2015 GSA Annual Meeting in Baltimore, Maryland, USA (1-4 November 2015)

Paper No. 275-8
Presentation Time: 10:10 AM


STEWART, Brian W. and CAPO, Rosemary C., Department of Geology & Planetary Science, University of Pittsburgh, Pittsburgh, PA 15260, bstewart@pitt.edu

Hydraulic fracturing of black shales for gas extraction involves injection of large volumes of water (up to 25,000 m3 per well) into the target formation, of which a portion is returned to the well head. The chemistry of the returned water changes from that of the injected fluid to a saline brine over a matter of days to weeks, concomitant with a significant decrease in flow rate. Within 2-4 weeks of flowback, the flow stabilizes at a low rate, producing Na-Ca-Cl brines with total dissolved solids (TDS) levels often exceeding 200,000 mg/L. These late-stage waters share some characteristics with conventional oil and gas well produced waters, but their origin has not been resolved.
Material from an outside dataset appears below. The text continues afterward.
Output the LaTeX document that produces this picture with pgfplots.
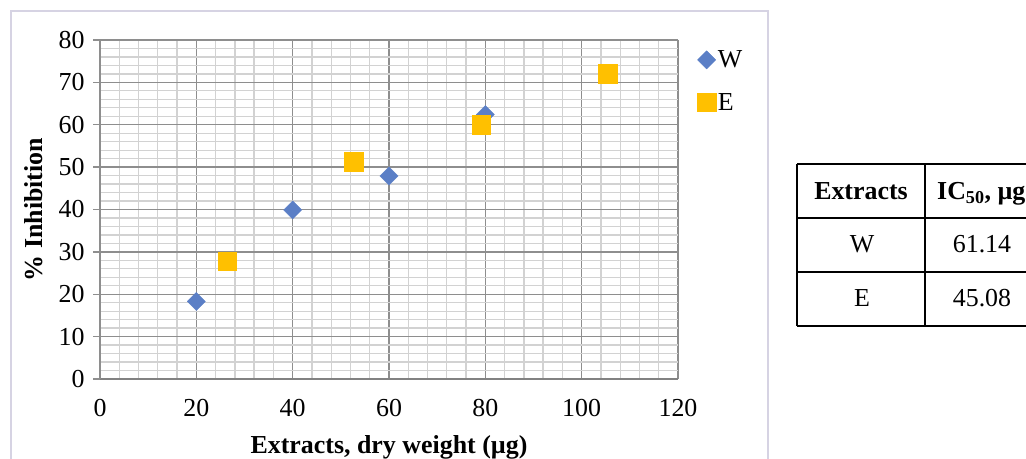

Hypotheses to explain the high-TDS produced waters from the Marcellus Shale in the eastern United States include dissolution of salts by injected waters (Blauch et al., 2009, SPE 125740), mobilization of water trapped in fractures and sandy facies within the shale (Rowan et al., 2015, AAPG Bull. 99, 181-206), migration of water from adjacent formations (Stewart et al., 2015, Appl. Geochem. 60, 78-88), and extraction of capillary-bound brines by hydraulic fracturing (Balashov et al., 2015, AAPG Bull. 99, 143-154). Unique characterization of produced waters and their potential migration in hydrologically complex systems with multiple fluid-bearing units, including freshwater aquifers, requires geochemical and isotopic tracers combined with fluid-rock modeling, as well as an understanding of potential pathways for solute introduction to both shallow and deep water-bearing units.